Depois de estabelecer o fato de que Davi era culpado pela ferida de Absalão resta-me afirmar ainda outra verdade:

 

  1. ABSALÃO TAMBÉM ERA CULPADO PELA FERIDA EM SEU CORAÇÃO

Diante de uma afronta, um ato de injustiça, uma ação danosa ou algo semelhante, sempre haverá duas opções:

  1. Amargurar-se
  2. Perdoar

Nunca nos será dada apenas a possibilidade de nos amargurarmos. Absalão, por mais justificado que estivesse em sua busca por justiça, agiu baseado num sentimento de amargura e desejo de vingança. O ódio que ele nutria por Amnom se voltou contra seu pai e o levou a liderar um levante contra a autoridade de seu pai.

A amargura e o desejo de vingança cegaram-no e não permitiram-no ver que o conselho de Aitofel era bom para ele enquanto que o conselho de Husai era uma armadilha. Deus conspirou contra o príncipe Absalão:

Absalão e todos os homens de Israel consideraram o conselho de Husai, o arquita, melhor do que o de Aitofel; pois o Senhor tinha decidido frustrar o eficiente conselho de Aitofel a fim de trazer ruína sobre Absalão – 2Sm 17.14

Por que Deus não abençoou Absalão? Por que Absalão também era culpado da ferida em seu coração. Ele poderia ter perdoado e colocado o caso nas mãos de Deus.

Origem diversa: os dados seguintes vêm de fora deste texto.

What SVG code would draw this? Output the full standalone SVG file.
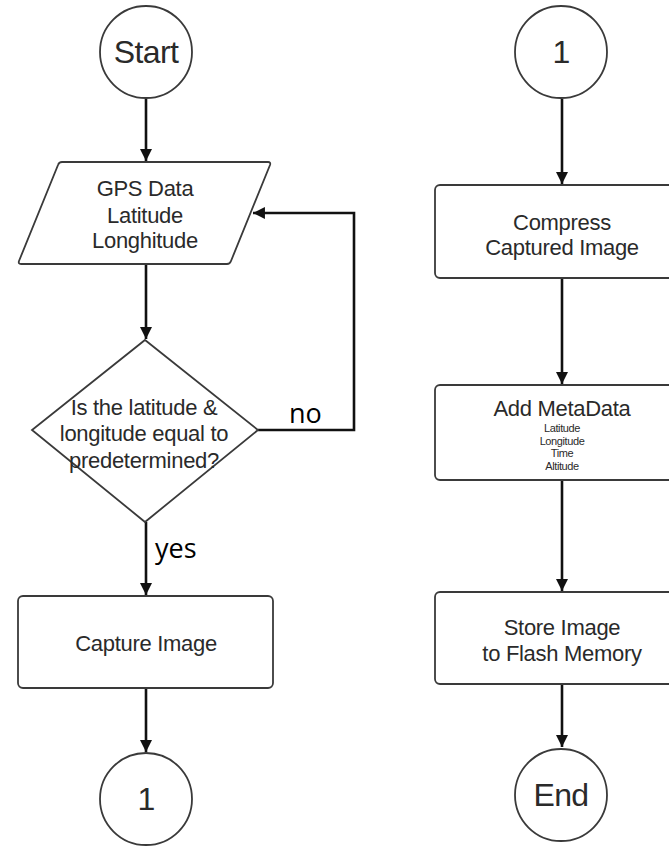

A mim pertence a vingança e a retribuição. No devido tempo os pés deles escorregarão; o dia da sua desgraça está chegando e o seu próprio destino se apressa sobre eles – Dt 32.35

Absalão escolheu a amargura e acabou morto numa situação humilhante:

Durante a batalha, Absalão, montado em sua mula, encontrou-se com os soldados de Davi. Passando a mula debaixo dos galhos de uma grande árvore, e Absalão ficou preso pela cabeça nos galhos. Ele ficou pendurado entre o céu e a terra, e a mula prosseguiu. (…) EJoabe  (…) pegou três dardos e com eles traspassou o coração de Absalão, quando ele ainda estava vivo na árvore.  E dez dos escudeiros de Joabe cercaram Absalão e acabaram de matá-lo – 2Sm 18.9 a 15

A culpa de Absalão era a de alimentar com o ácido da amargura a ferida causada por seu pai omisso e injusto.

 

APLICAÇÃO:

  1. Ser rei às vezes é mais fácil que ser pai.
  2. Pais feridos ferem.
  3. Pais ferem seus filhos por falta ou excesso.
  4. Pais que ferem seus filhos acreditam não estar ferindo-os.
  5. Pais que ferem seus filhos devem arrepender-se disto e pedir perdão a seus filhos feridos.
  6. Filhos feridos ferirão seus filhos.
  7. O perdão é o único remédio para curar a ferida do pai.